Description of the task: Set the lines down again exactly, first line through the line that contains "(r\n) at (c\n)", with no pictures.

■ ■ ■ ■ ■ ■ ■

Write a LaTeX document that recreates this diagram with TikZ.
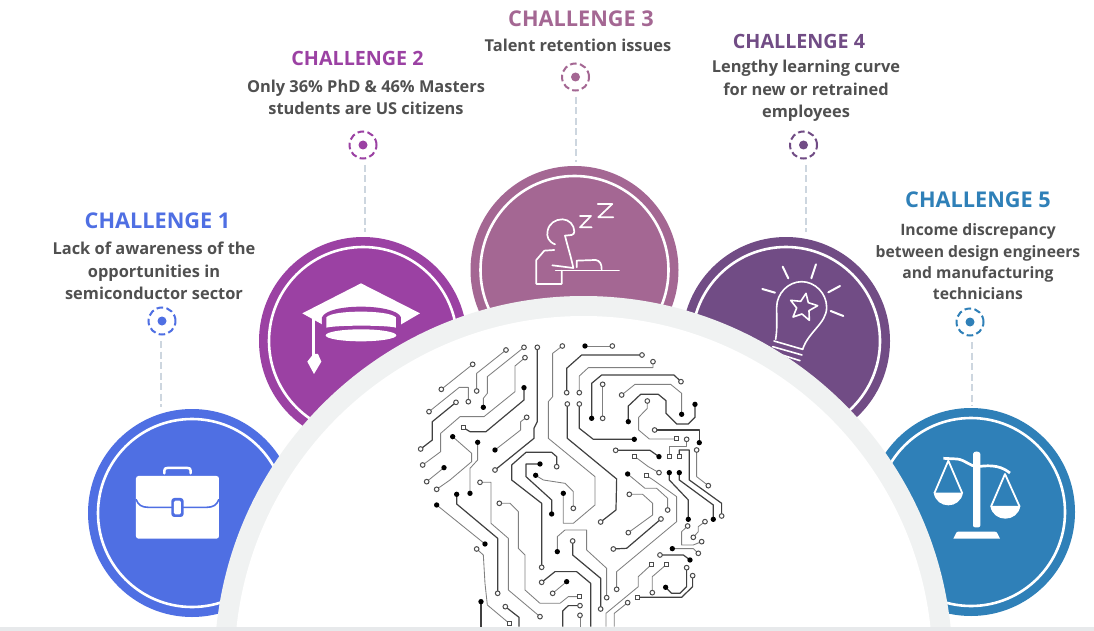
\documentclass[tikz,border=0pt]{standalone}
\usepackage{fontspec}
\setmainfont{Open Sans}
\definecolor{cA}{HTML}{4F6FE3}
\definecolor{cB}{HTML}{9B41A3}
\definecolor{cC}{HTML}{A46793}
\definecolor{cD}{HTML}{714C85}
\definecolor{cE}{HTML}{2F80B8}
\definecolor{halo}{HTML}{F0F2F2}
\definecolor{strip}{HTML}{E7E9EB}
\definecolor{dashc}{HTML}{CDD6DF}
\definecolor{bodyc}{HTML}{505050}
\tikzset{
  bigc/.style={circle,fill=#1,minimum size=208pt,inner sep=0pt},
  ringc/.style={circle,draw=white,line width=2.6pt,minimum size=188pt,inner sep=0pt},
  target/.style={circle,draw=#1,dash pattern=on 6.6pt off 3.4pt,line width=2pt,minimum size=27pt,inner sep=0pt},
  tdot/.style={circle,fill=#1,minimum size=9pt,inner sep=0pt},
  conn/.style={draw=dashc,line width=2pt,dash pattern=on 7pt off 3.5pt},
  title/.style={text=#1,font=\fontsize{21.7}{24}\selectfont\bfseries,inner sep=0pt,anchor=center},
  titlesm/.style={text=#1,font=\fontsize{19.7}{24}\selectfont\bfseries,inner sep=0pt,anchor=center},
  body/.style={text=bodyc,font=\fontsize{16.4}{22.5}\selectfont\bfseries,inner sep=0pt,align=center,anchor=center},
  tg/.style={draw=black!50,line width=0.85pt,line join=round},
  td/.style={draw=black!75,line width=1.2pt,line join=round},
  opad/.style={draw=black!70,fill=white,line width=1pt},
  bpad/.style={fill=black},
  ico/.style={draw=white,line width=#1,line cap=round,line join=round},
  ico/.default=1.7pt,
}
\begin{document}
\begin{tikzpicture}[x=1pt,y=-1pt]
\useasboundingbox (0,0) rectangle (1094,631);
\fill[white] (0,0) rectangle (1094,631);

% big coloured circles
\node[bigc=cA] (c1) at (192,513) {};
\node[bigc=cB] (c2) at (363,341) {};
\node[bigc=cC] (c3) at (574.5,270) {};
\node[bigc=cD] (c4) at (786,341) {};
\node[bigc=cE] (c5) at (971,512) {};
\foreach \n in {1,...,5} \node[ringc] (r\n) at (c\n) {};

% briefcase
\begin{scope}[shift={(80,400)},x=0.3333pt,y=-0.3333pt]
  \draw[ico=2.5pt] (253,220) -- (253,212) .. controls (253,206) and (256,204) .. (262,204) -- (323,204) .. controls (329,204) and (332,206) .. (332,212) -- (332,220);
  \fill[white,rounded corners=2.5pt] (168,228) rectangle (417,416);
  \draw[cA,line width=1.6pt] (168,298) .. controls (175,315) and (185,322) .. (205,322) -- (380,322) .. controls (400,322) and (410,315) .. (417,298);
  \fill[cA,rounded corners=3pt] (274,294) rectangle (311,351);
  \fill[white,rounded corners=1.5pt] (282,302) rectangle (303,343);
\end{scope}

% mortarboard
\begin{scope}[shift={(250,230)},x=0.3333pt,y=-0.3333pt]
  \fill[white] (157,250) -- (333,160) -- (510,250) -- (452,284) -- (218,284) -- cycle;
  \fill[cB] (216,305) -- (216,262) .. controls (225,240) and (280,230) .. (333,230) .. controls (385,230) and (445,240) .. (453,262) -- (453,305) -- cycle;
  \fill[white] (229,293) -- (229,262) .. controls (240,250) and (285,245) .. (333,245) .. controls (380,245) and (425,250) .. (438,262) -- (438,293) .. controls (410,285) and (260,285) .. (229,293) -- cycle;
  \fill[white] (333,316) ellipse [x radius=106,y radius=18];
  \draw[white,line width=2.6pt] (190,262) -- (190,378);
  \fill[white] (190,372) -- (172,395) -- (192,432) -- (214,395) -- (204,372) -- cycle;
\end{scope}

% sleeper
\begin{scope}[shift={(465,60)},x=0.3333pt,y=-0.3333pt]
  \draw[ico] (398,432) -- (442,432) -- (400,472) -- (445,472);
  \draw[ico] (345,468) -- (378,468) -- (345,502) -- (380,502);
  \draw[ico] (270,553) .. controls (250,545) and (244,530) .. (248,512) .. controls (252,490) and (272,478) .. (292,478) .. controls (312,478) and (328,495) .. (328,515) .. controls (328,520) and (325,524) .. (320,525) -- (300,527);
  \draw[ico] (300,527) .. controls (308,560) and (318,590) .. (325,624) -- (262,616);
  \draw[ico] (268,570) -- (238,572) -- (214,600) -- (214,672) -- (290,672) -- (290,632);
  \draw[ico] (272,632) -- (462,632);
  \draw[ico] (335,622) -- (335,602) -- (392,600) .. controls (405,602) and (410,612) .. (410,628);
\end{scope}

% light bulb
\begin{scope}[shift={(680,230)},x=0.3333pt,y=-0.3333pt]
  \draw[ico=1.6pt] (287,328) .. controls (292,295) and (290,275) .. (290,232) .. controls (290,190) and (325,155) .. (365,155) .. controls (405,155) and (440,190) .. (440,232) .. controls (440,280) and (385,305) .. (368,358);
  \draw[ico=1.6pt] (378,190) -- (385,218) -- (413,227) -- (387,242) -- (388,271) -- (366,252) -- (339,261) -- (350,234) -- (332,211) -- (362,214) -- cycle;
  \draw[ico=2pt] (308,110) -- (325,145);
  \draw[ico=2pt] (408,103) -- (394,145);
  \draw[ico=2pt] (247,177) -- (285,188);
  \draw[ico=2pt] (480,168) -- (445,187);
  \draw[ico=2pt] (452,243) -- (490,258);
  \draw[ico=1.6pt] (282,333) -- (368,358);
  \draw[ico=1.6pt] (278,350) -- (366,375);
  \draw[ico=1.6pt] (278,366) -- (360,392);
\end{scope}

% scales
\begin{scope}[shift={(870,400)},x=0.3333pt,y=-0.3333pt]
  \fill[white,rounded corners=2pt] (309,382) -- (309,168) .. controls (309,152) and (331,152) .. (331,168) -- (331,382) -- cycle;
  \fill[white] (250,416) -- (258,400) .. controls (259,396) and (262,395) .. (266,395) -- (374,395) .. controls (378,395) and (381,396) .. (382,400) -- (390,416) -- cycle;
  \draw[white,line width=2.7pt,line join=round] (220,175) -- (262,177) .. controls (285,180) and (300,198) .. (320,200) .. controls (345,198) and (385,190) .. (420,219);
  \draw[white,line width=1.8pt,line join=round] (193,280) -- (235,182) -- (277,280);
  \fill[white] (191,278) -- (279,278) .. controls (275,303) and (255,316) .. (235,316) .. controls (215,316) and (195,303) .. (191,278) -- cycle;
  \draw[white,line width=1.8pt,line join=round] (363,320) -- (405,222) -- (449,320);
  \fill[white] (361,318) -- (451,318) .. controls (447,343) and (427,356) .. (406,356) .. controls (385,356) and (365,343) .. (361,318) -- cycle;
\end{scope}

% central dome
\fill[halo] (583.5,665) circle[radius=369];
\fill[white] (583.5,665) circle[radius=349];

% circuit head
\begin{scope}[shift={(400,330)},x=0.3333pt,y=-0.3333pt]
  % light traces
  \draw[tg] (487,48)--(458,70)--(458,200)--(445,215)--(445,325)--(585,440)--(585,525)--(520,580)--(490,580)--(490,490);
  \draw[tg] (555,48)--(637,48);
  \draw[tg] (759,95)--(759,113)--(565,113)--(538,138)--(538,188);
  \draw[tg] (608,163)--(608,265);
  \draw[tg] (665,195)--(705,163)--(812,163)--(845,190)--(845,253);
  \draw[tg] (742,213)--(742,235)--(716,262)--(716,300)--(748,327)--(830,327);
  \draw[tg] (860,328)--(860,348)--(808,348)--(808,380);
  \draw[tg] (705,380)--(745,410)--(777,428);
  \draw[tg] (683,432)--(735,475)--(770,475)--(803,505)--(803,540);
  \draw[tg] (740,437)--(760,450)--(830,500)--(830,575)--(650,725)--(650,778);
  \draw[tg] (890,360)--(890,440)--(925,467);
  \draw[tg] (318,60)--(230,130)--(230,183);
  \draw[tg] (372,52)--(262,140)--(262,190)--(250,205)--(250,232);
  \draw[tg] (218,103)--(124,178);
  \draw[tg] (87,245)--(178,172)--(205,172)--(205,215);
  \draw[tg] (375,83)--(345,108)--(345,185)--(252,260)--(180,260)--(122,310)--(122,365)--(68,405);
  \draw[tg] (380,262)--(362,275)--(362,300)--(285,360);
  \draw[tg] (158,320)--(215,370)--(215,395)--(150,450)--(110,478);
  \draw[tg] (132,413)--(80,455);
  \draw[tg] (233,337)--(233,390)--(210,415)--(210,490);
  \draw[tg] (407,436)--(430,450)--(495,460)--(520,485)--(520,535);
  \draw[tg] (240,457)--(273,457)--(273,580)--(325,625)--(325,780)--(420,860);
  \draw[tg] (298,520)--(330,520)--(355,545)--(355,655)--(375,675)--(375,780)--(420,820)--(480,820)--(505,800)--(540,800);
  \draw[tg] (110,525)--(255,642);
  \draw[tg] (230,657)--(250,675)--(255,760)--(262,825)--(330,882);
  \draw[tg] (472,665)--(472,620)--(495,600)--(560,600)--(560,660)--(620,715)--(620,803);
  \draw[tg] (500,755)--(458,790);
  \draw[tg] (540,856)--(540,890);
  \draw[tg] (688,493)--(728,493)--(758,520)--(758,555)--(685,608);
  \draw[tg] (863,588)--(845,605)--(845,645)--(880,645)--(905,635);
  \draw[tg] (915,575)--(895,590)--(895,605)--(880,622);
  \draw[tg] (817,656)--(880,656)--(895,670);
  \draw[tg] (755,703)--(715,740)--(715,770)--(618,850)--(618,890);
  \draw[tg] (800,703)--(757,740)--(757,788);
  \draw[tg] (683,818)--(643,850)--(643,890);
  % dark traces
  \draw[td] (412,52)--(412,275)--(402,295)--(402,325)--(285,420);
  \draw[td] (726,75)--(545,75)--(500,115)--(500,188);
  \draw[td] (843,155)--(822,135)--(605,135)--(575,160)--(575,265);
  \draw[td] (685,275)--(685,228)--(722,193)--(775,193)--(798,212)--(798,250)--(830,282)--(865,282)--(885,262)--(885,223);
  \draw[td] (764,300)--(898,300)--(898,338);
  \draw[td] (502,222)--(502,325)--(650,447)--(648,540)--(602,576);
  \draw[td] (538,222)--(538,295)--(580,328)--(703,328);
  \draw[td] (647,361)--(750,361)--(777,380);
  \draw[td] (838,380)--(838,360)--(868,360)--(868,450)--(965,520)--(965,558);
  \draw[td] (808,428)--(808,450)--(865,510)--(865,568);
  \draw[td] (838,428)--(838,450)--(940,525)--(940,568);
  \draw[td] (168,217)--(97,275)--(97,330)--(62,357);
  \draw[td] (372,173)--(372,210)--(258,305)--(210,305)--(190,293);
  \draw[td] (470,410)--(470,380)--(455,367)--(378,367)--(335,405)--(335,450)--(425,520)--(425,712);
  \draw[td] (420,402)--(378,402)--(378,440)--(455,510)--(455,552);
  \draw[td] (170,493)--(170,522)--(293,625)--(293,790);
  \draw[td] (243,815)--(243,890);
  \draw[td] (316,830)--(357,862)--(357,890);
  \draw[td] (518,633)--(518,675)--(602,745)--(602,837);
  \draw[td] (425,757)--(465,725)--(530,725)--(572,760)--(572,890);
  \draw[td] (540,827)--(505,827)--(488,843)--(488,890);
  \draw[td] (783,567)--(680,655)--(640,657);
  \draw[td] (780,675)--(850,675)--(870,690);
  \draw[td] (797,772)--(815,790)--(840,790)--(860,770)--(860,713);
  \draw[td] (878,737)--(878,770)--(845,802)--(712,802);
  % open pads
  \foreach \p in {(487,48),(637,48),(412,52),(285,420),(726,75),(500,188),(759,95),(538,188),(843,155),(608,163),(608,265),(665,195),(742,213),(764,300),(502,222),(538,222),(602,576),(647,361),(860,328),(777,428),(803,540),(650,778),(890,360),(925,467),(965,558),(318,60),(230,183),(372,52),(218,103),(124,178),(87,245),(205,215),(168,217),(62,357),(375,83),(68,405),(380,262),(110,478),(80,455),(470,410),(425,712),(520,535),(240,457),(420,860),(298,520),(293,790),(230,657),(316,830),(620,803),(518,633),(602,837),(425,757),(458,790),(540,827),(540,856),(688,493),(685,608),(783,567),(640,657),(863,588),(905,635),(915,575),(880,622),(895,670),(780,675),(757,788),(860,713),(878,737),(683,818)}
    \draw[opad] \p circle[radius=7];
  % square pads
  \foreach \p in {(830,327),(808,380),(838,380),(705,380),(740,437),(190,293),(540,800),(330,882),(755,703),(800,703),(712,802)}
    \draw[opad] \p ++(-6,-6) rectangle ++(12,12);
  % filled pads
  \foreach \p in {(555,48),(490,490),(575,265),(845,253),(685,275),(885,223),(898,338),(703,328),(777,380),(808,428),(838,428),(683,432),(865,568),(940,568),(250,232),(372,173),(285,360),(158,320),(132,413),(233,337),(210,490),(420,402),(407,436),(455,552),(170,493),(110,525),(255,642),(243,815),(472,665),(500,755),(817,656),(870,690),(797,772)}
    \fill[bpad] \p circle[radius=8];
\end{scope}

% bottom strip
\fill[strip] (0,627) rectangle (1094,631);

% target rings, dots, connector ends
\node[target=cA] (t1) at (162,321) {};
\node[target=cB] (t2) at (363,145) {};
\node[target=cC] (t3) at (575.5,77) {};
\node[target=cD] (t4) at (803.5,145) {};
\node[target=cE] (t5) at (970,322) {};
\node[tdot=cA] (d1) at (t1) {};
\node[tdot=cB] (d2) at (t2) {};
\node[tdot=cC] (d3) at (t3) {};
\node[tdot=cD] (d4) at (t4) {};
\node[tdot=cE] (d5) at (t5) {};
\coordinate (e1) at (161,407);
\coordinate (e2) at (365,232);
\coordinate (e3) at (576,162);
\coordinate (e4) at (806,232);
\coordinate (e5) at (972,406);
\foreach \n in {1,...,5}
  \draw[conn] ([yshift=-5.5pt]t\n.south -| e\n) -- (e\n);

% titles
\node[title=cA] (h1) at (157.5,221) {CHALLENGE 1};
\node[titlesm=cB] (h2) at (357.5,58) {CHALLENGE 2};
\node[title=cC] (h3) at (581,19) {CHALLENGE 3};
\node[titlesm=cD] (h4) at (799,41.5) {CHALLENGE 4};
\node[title=cE] (h5) at (978,200) {CHALLENGE 5};

% descriptions
\node[body] (b1) at (154,271) {Lack of awareness of the\\opportunities in\\semiconductor sector};
\node[body] (b2) at (366,97.5) {Only 36\% PhD \& 46\% Masters\\students are US citizens};
\node[body] (b3) at (578,45) {Talent retention issues};
\node[body] (b4) at (806,91) {Lengthy learning curve\\for new or retrained\\employees};
\node[body,font=\fontsize{15.7}{21.3}\selectfont\bfseries] (b5) at (978,262) {Income discrepancy\\between design engineers\\and manufacturing\\technicians};
\end{tikzpicture}
\end{document}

■ ■ ■ ■ ■ ■ ■

The solution:
Write a LaTeX document that recreates this diagram with TikZ.
\documentclass[tikz,border=0pt]{standalone}
\usepackage{fontspec}
\setmainfont{Open Sans}
\definecolor{cA}{HTML}{4F6FE3}
\definecolor{cB}{HTML}{9B41A3}
\definecolor{cC}{HTML}{A46793}
\definecolor{cD}{HTML}{714C85}
\definecolor{cE}{HTML}{2F80B8}
\definecolor{halo}{HTML}{F0F2F2}
\definecolor{strip}{HTML}{E7E9EB}
\definecolor{dashc}{HTML}{CDD6DF}
\definecolor{bodyc}{HTML}{505050}
\tikzset{
  bigc/.style={circle,fill=#1,minimum size=208pt,inner sep=0pt},
  ringc/.style={circle,draw=white,line width=2.6pt,minimum size=188pt,inner sep=0pt},
  target/.style={circle,draw=#1,dash pattern=on 6.6pt off 3.4pt,line width=2pt,minimum size=27pt,inner sep=0pt},
  tdot/.style={circle,fill=#1,minimum size=9pt,inner sep=0pt},
  conn/.style={draw=dashc,line width=2pt,dash pattern=on 7pt off 3.5pt},
  title/.style={text=#1,font=\fontsize{21.7}{24}\selectfont\bfseries,inner sep=0pt,anchor=center},
  titlesm/.style={text=#1,font=\fontsize{19.7}{24}\selectfont\bfseries,inner sep=0pt,anchor=center},
  body/.style={text=bodyc,font=\fontsize{16.4}{22.5}\selectfont\bfseries,inner sep=0pt,align=center,anchor=center},
  tg/.style={draw=black!50,line width=0.85pt,line join=round},
  td/.style={draw=black!75,line width=1.2pt,line join=round},
  opad/.style={draw=black!70,fill=white,line width=1pt},
  bpad/.style={fill=black},
  ico/.style={draw=white,line width=#1,line cap=round,line join=round},
  ico/.default=1.7pt,
}
\begin{document}
\begin{tikzpicture}[x=1pt,y=-1pt]
\useasboundingbox (0,0) rectangle (1094,631);
\fill[white] (0,0) rectangle (1094,631);

% big coloured circles
\node[bigc=cA] (c1) at (192,513) {};
\node[bigc=cB] (c2) at (363,341) {};
\node[bigc=cC] (c3) at (574.5,270) {};
\node[bigc=cD] (c4) at (786,341) {};
\node[bigc=cE] (c5) at (971,512) {};
\foreach \n in {1,...,5} \node[ringc] (r\n) at (c\n) {};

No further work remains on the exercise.